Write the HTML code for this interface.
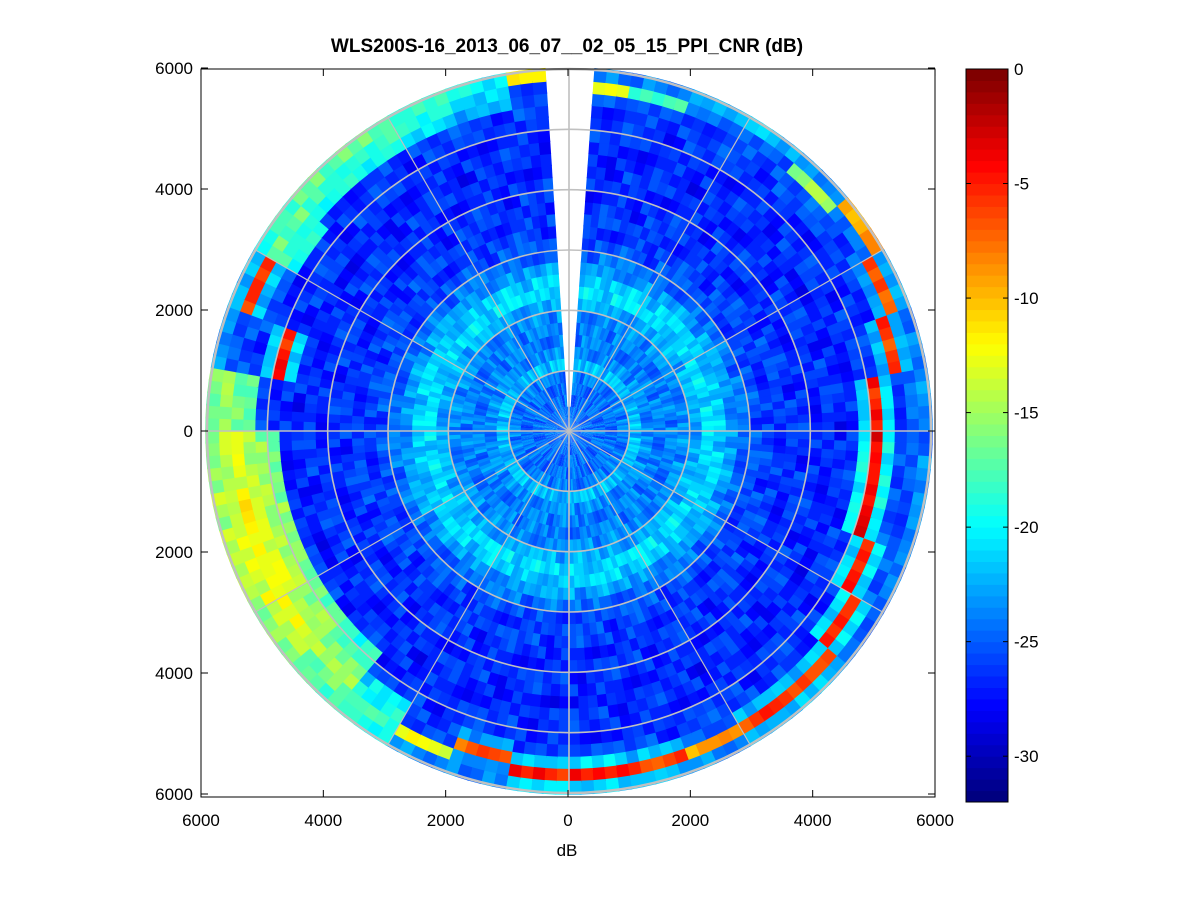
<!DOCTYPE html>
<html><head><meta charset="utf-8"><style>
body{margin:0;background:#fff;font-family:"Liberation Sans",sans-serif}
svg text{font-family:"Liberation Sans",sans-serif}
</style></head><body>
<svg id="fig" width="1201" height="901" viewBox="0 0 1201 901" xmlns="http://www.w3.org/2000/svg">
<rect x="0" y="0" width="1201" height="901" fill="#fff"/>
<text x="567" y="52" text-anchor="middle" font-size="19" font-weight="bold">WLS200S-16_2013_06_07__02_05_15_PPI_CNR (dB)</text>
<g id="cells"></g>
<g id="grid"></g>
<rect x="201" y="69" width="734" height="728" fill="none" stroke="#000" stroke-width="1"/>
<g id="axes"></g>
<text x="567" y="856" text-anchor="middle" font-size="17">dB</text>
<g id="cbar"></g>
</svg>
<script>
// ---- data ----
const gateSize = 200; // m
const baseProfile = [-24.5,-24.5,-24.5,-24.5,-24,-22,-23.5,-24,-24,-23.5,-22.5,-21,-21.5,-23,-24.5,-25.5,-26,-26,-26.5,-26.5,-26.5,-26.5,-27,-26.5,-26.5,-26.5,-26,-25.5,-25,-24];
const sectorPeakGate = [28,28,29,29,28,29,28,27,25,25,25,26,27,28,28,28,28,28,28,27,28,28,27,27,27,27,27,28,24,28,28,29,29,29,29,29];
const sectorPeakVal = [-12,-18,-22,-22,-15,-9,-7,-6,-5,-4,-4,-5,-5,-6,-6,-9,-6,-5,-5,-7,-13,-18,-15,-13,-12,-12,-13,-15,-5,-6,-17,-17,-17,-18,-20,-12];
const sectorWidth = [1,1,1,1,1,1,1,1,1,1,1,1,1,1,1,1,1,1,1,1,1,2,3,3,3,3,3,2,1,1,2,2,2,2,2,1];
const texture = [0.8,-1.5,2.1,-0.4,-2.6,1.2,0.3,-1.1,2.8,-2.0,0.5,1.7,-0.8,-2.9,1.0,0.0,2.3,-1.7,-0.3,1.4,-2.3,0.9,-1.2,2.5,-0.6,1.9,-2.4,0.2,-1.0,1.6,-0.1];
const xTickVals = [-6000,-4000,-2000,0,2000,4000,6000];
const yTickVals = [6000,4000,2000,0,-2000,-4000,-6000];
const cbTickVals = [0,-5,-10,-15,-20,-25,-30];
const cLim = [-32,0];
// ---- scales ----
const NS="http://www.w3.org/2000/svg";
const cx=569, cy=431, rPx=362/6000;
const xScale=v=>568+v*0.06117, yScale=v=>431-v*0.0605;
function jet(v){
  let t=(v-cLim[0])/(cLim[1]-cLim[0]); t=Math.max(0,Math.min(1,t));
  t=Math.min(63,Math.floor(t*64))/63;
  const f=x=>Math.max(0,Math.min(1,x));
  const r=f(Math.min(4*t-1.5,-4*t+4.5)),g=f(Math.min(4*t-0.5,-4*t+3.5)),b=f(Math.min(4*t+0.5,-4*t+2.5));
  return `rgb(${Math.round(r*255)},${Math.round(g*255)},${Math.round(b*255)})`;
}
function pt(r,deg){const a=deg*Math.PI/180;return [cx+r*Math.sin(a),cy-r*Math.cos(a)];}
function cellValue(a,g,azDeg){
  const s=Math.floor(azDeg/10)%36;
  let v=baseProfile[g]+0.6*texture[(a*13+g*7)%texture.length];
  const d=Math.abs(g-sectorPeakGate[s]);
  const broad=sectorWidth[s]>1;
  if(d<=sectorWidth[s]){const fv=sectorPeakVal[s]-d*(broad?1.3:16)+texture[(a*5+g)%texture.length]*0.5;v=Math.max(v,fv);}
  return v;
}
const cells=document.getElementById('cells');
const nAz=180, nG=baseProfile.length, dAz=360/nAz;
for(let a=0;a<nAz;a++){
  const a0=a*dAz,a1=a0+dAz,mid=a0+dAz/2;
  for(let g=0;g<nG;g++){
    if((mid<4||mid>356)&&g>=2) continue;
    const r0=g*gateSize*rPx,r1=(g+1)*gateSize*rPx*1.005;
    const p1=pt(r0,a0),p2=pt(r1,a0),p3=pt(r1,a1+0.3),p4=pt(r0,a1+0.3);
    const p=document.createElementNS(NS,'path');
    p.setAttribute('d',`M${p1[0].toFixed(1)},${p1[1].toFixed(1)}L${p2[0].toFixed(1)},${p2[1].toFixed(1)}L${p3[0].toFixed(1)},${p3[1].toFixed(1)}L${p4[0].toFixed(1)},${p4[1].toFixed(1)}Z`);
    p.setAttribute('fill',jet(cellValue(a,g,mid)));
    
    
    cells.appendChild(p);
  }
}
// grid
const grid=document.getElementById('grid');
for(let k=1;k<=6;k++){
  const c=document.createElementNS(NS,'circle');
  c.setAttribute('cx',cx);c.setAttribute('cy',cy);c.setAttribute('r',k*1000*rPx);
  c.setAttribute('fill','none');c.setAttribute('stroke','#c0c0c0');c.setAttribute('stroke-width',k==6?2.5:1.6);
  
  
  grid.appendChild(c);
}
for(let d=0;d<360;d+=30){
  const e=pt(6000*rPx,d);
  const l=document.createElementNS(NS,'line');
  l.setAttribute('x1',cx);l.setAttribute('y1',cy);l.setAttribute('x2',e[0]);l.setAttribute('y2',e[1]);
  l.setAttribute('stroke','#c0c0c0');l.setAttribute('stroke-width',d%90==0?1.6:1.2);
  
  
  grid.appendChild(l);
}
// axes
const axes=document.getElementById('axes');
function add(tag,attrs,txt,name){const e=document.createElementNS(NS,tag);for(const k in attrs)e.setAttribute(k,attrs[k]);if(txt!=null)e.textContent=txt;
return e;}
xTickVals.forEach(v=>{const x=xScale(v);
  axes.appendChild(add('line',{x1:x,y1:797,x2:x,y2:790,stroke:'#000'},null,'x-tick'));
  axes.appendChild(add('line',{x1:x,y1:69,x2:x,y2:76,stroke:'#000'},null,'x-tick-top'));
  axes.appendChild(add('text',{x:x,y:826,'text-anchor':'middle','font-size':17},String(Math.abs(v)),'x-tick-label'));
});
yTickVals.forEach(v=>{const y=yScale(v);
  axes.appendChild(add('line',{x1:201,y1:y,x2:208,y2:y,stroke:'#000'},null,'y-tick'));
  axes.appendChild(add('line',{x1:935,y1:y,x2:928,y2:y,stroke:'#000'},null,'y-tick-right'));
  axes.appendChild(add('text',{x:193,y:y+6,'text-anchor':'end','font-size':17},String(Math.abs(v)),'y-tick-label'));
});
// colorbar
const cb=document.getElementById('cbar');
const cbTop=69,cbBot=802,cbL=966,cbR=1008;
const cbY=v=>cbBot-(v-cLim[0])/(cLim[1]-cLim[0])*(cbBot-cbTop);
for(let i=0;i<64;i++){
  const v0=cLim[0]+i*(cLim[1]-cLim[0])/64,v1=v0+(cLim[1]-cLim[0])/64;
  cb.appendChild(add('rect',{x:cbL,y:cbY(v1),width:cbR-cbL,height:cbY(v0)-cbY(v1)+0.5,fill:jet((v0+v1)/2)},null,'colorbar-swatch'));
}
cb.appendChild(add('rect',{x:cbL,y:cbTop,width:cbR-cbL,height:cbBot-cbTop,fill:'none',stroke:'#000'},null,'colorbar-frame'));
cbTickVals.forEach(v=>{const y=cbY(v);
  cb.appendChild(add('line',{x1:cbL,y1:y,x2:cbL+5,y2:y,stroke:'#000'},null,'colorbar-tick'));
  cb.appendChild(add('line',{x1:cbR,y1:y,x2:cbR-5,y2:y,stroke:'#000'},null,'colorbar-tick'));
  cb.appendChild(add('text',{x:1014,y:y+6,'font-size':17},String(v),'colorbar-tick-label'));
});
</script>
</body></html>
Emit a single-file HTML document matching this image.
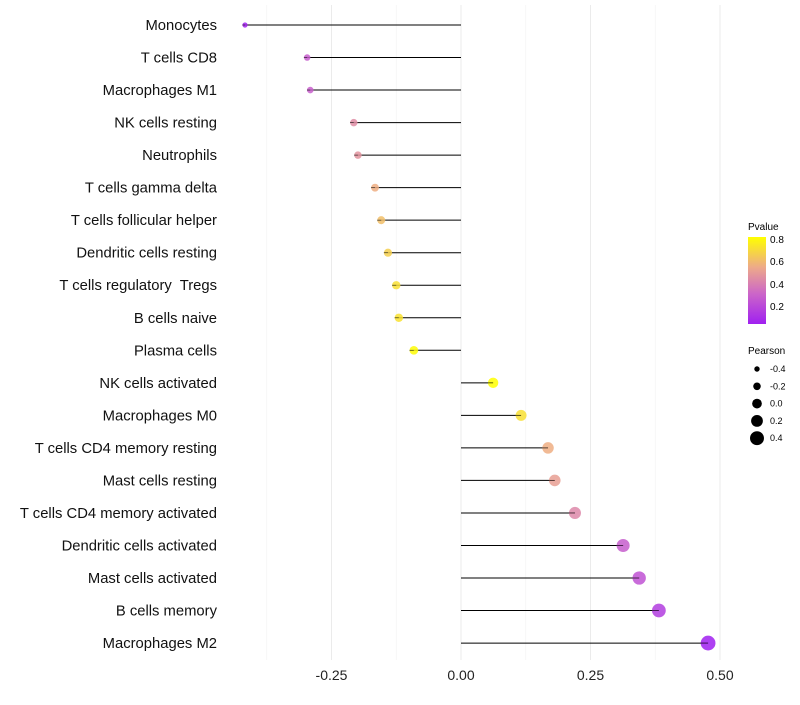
□ □ □ □ □
(PROBLEM) Copy every line of the records above that contains "this".

(CORRECT RESULT)
Write the HTML code for this interface.
Emit a single-file HTML document matching this image.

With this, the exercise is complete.